● **STATED TASK**
In the lines below, output everything from the first line through the line containing "const sampleStepMin = 0.5;" exactly as it is. Pictures are not part of the output.

-- start SUPPLIED MATERIAL --

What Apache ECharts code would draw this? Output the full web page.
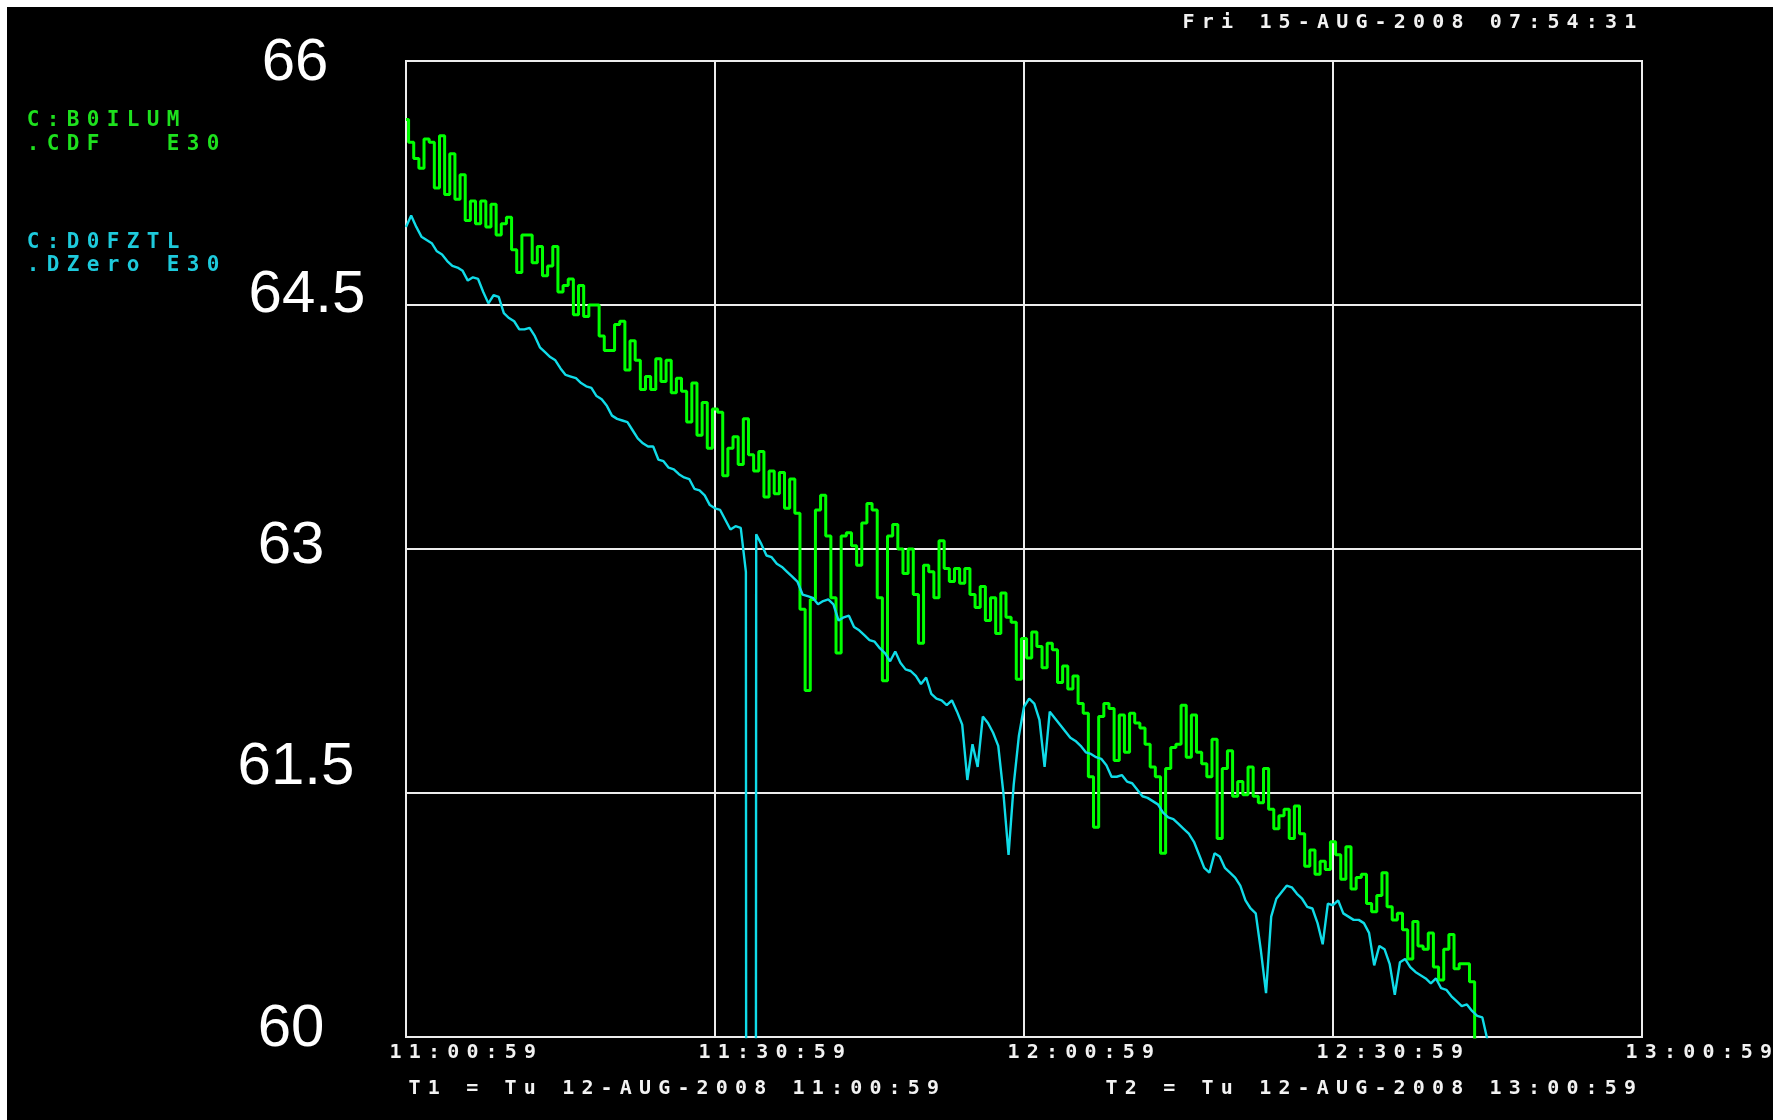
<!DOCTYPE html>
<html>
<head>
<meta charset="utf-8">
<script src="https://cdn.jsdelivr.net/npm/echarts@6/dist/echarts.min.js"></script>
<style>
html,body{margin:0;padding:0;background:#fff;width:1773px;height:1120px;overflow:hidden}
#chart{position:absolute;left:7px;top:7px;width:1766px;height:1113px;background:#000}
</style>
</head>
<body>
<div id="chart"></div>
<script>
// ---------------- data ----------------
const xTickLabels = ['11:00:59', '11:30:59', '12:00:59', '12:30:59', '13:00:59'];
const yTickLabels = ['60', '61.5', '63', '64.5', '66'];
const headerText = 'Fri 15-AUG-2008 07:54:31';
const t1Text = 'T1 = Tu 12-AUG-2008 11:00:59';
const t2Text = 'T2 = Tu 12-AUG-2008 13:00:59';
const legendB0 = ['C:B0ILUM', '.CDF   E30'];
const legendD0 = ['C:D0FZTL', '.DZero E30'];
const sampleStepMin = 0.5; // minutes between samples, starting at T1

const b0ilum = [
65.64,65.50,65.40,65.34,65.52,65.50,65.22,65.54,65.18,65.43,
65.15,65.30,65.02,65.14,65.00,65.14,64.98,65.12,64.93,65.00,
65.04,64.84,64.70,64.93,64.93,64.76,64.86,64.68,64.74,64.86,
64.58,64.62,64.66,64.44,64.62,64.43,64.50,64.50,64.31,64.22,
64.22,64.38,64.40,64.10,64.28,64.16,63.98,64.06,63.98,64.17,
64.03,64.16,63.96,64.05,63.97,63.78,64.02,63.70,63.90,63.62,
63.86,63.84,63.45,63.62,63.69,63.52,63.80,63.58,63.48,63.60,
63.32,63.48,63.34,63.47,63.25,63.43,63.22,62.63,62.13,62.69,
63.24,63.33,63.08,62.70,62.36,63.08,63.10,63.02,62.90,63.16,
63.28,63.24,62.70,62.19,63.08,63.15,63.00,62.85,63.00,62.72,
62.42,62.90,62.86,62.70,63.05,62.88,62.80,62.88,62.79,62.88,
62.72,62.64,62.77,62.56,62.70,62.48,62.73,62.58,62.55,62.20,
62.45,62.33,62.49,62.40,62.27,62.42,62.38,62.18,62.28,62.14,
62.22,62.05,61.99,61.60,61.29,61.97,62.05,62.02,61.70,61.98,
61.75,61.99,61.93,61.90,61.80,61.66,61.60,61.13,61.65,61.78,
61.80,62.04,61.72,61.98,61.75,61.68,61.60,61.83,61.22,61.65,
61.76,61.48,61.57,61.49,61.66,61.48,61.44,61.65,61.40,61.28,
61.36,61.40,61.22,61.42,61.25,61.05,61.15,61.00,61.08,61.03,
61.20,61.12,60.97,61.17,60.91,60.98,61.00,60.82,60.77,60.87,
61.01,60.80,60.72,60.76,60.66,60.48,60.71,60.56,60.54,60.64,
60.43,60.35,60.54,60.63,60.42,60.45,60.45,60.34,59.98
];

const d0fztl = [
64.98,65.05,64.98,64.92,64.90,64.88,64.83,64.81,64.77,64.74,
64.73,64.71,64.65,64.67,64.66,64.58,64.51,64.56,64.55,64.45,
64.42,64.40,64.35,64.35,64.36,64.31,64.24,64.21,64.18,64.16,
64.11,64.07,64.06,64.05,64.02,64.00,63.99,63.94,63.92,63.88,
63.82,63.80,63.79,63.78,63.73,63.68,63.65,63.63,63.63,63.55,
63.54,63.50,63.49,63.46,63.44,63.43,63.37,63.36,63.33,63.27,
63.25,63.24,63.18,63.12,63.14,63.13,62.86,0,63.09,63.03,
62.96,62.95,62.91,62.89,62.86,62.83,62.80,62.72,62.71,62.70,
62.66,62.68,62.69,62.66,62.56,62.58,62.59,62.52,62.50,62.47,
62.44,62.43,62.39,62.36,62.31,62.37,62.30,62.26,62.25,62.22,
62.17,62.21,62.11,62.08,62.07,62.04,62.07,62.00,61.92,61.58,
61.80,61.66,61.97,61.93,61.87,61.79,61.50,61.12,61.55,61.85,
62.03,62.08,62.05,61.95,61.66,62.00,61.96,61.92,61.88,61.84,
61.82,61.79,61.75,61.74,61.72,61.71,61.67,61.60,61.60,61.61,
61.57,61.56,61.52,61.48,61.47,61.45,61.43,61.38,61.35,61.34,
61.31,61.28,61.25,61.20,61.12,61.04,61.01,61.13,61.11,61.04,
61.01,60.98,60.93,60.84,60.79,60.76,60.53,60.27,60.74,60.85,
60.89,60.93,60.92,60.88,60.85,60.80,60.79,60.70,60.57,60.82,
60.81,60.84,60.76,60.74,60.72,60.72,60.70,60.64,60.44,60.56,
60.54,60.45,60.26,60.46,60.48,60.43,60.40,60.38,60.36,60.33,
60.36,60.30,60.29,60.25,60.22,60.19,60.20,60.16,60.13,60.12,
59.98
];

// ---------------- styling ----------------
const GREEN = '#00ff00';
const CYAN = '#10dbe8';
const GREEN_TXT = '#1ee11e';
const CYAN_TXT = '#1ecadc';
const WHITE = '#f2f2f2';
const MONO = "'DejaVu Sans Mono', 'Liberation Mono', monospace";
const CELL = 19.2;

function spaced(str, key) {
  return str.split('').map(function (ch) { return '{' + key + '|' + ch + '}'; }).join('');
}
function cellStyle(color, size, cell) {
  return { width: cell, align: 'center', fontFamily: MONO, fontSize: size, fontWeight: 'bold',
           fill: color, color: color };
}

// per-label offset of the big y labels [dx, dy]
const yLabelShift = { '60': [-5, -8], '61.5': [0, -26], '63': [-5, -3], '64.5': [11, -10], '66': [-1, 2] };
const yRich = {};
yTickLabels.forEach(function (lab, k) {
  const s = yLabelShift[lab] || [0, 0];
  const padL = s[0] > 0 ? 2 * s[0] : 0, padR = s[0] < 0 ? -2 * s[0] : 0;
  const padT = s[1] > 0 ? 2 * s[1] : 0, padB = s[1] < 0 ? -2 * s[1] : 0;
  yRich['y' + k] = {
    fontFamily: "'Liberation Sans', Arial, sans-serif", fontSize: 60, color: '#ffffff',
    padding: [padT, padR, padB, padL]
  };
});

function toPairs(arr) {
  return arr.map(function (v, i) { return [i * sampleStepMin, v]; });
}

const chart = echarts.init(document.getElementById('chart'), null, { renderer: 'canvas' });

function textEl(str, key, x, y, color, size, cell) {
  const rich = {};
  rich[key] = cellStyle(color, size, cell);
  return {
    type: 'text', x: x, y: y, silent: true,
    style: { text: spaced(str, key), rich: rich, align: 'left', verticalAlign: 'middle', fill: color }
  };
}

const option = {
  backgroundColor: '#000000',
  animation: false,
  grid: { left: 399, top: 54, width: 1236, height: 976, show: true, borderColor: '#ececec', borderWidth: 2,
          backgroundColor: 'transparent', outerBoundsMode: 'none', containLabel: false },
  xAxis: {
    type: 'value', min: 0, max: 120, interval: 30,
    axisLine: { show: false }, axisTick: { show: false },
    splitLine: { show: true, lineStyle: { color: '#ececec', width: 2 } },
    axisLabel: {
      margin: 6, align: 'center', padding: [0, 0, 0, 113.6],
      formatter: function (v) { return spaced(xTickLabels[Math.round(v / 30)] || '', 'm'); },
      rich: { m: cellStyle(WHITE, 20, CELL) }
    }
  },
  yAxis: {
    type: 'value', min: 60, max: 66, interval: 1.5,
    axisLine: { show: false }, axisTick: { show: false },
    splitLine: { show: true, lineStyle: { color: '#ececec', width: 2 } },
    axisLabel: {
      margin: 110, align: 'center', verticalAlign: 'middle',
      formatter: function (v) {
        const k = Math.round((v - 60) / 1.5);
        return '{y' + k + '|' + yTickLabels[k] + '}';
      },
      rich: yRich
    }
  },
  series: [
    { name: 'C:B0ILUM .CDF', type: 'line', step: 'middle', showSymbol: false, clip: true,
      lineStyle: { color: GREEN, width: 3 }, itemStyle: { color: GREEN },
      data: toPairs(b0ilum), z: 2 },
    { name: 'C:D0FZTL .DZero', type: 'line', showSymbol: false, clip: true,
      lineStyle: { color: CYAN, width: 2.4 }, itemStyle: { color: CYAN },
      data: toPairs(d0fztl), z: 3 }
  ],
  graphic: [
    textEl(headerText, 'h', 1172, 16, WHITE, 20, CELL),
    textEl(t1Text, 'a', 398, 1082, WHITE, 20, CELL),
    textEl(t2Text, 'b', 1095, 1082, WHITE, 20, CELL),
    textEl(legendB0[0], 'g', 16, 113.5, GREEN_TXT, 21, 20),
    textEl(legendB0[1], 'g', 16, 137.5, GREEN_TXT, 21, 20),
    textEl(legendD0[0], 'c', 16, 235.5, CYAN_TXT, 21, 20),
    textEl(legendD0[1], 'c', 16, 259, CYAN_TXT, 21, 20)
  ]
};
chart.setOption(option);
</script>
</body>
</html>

-- end SUPPLIED MATERIAL --

● **OUTPUT FOR THIS EXERCISE**
What Apache ECharts code would draw this? Output the full web page.
<!DOCTYPE html>
<html>
<head>
<meta charset="utf-8">
<script src="https://cdn.jsdelivr.net/npm/echarts@6/dist/echarts.min.js"></script>
<style>
html,body{margin:0;padding:0;background:#fff;width:1773px;height:1120px;overflow:hidden}
#chart{position:absolute;left:7px;top:7px;width:1766px;height:1113px;background:#000}
</style>
</head>
<body>
<div id="chart"></div>
<script>
// ---------------- data ----------------
const xTickLabels = ['11:00:59', '11:30:59', '12:00:59', '12:30:59', '13:00:59'];
const yTickLabels = ['60', '61.5', '63', '64.5', '66'];
const headerText = 'Fri 15-AUG-2008 07:54:31';
const t1Text = 'T1 = Tu 12-AUG-2008 11:00:59';
const t2Text = 'T2 = Tu 12-AUG-2008 13:00:59';
const legendB0 = ['C:B0ILUM', '.CDF   E30'];
const legendD0 = ['C:D0FZTL', '.DZero E30'];
const sampleStepMin = 0.5; // minutes between samples, starting at T1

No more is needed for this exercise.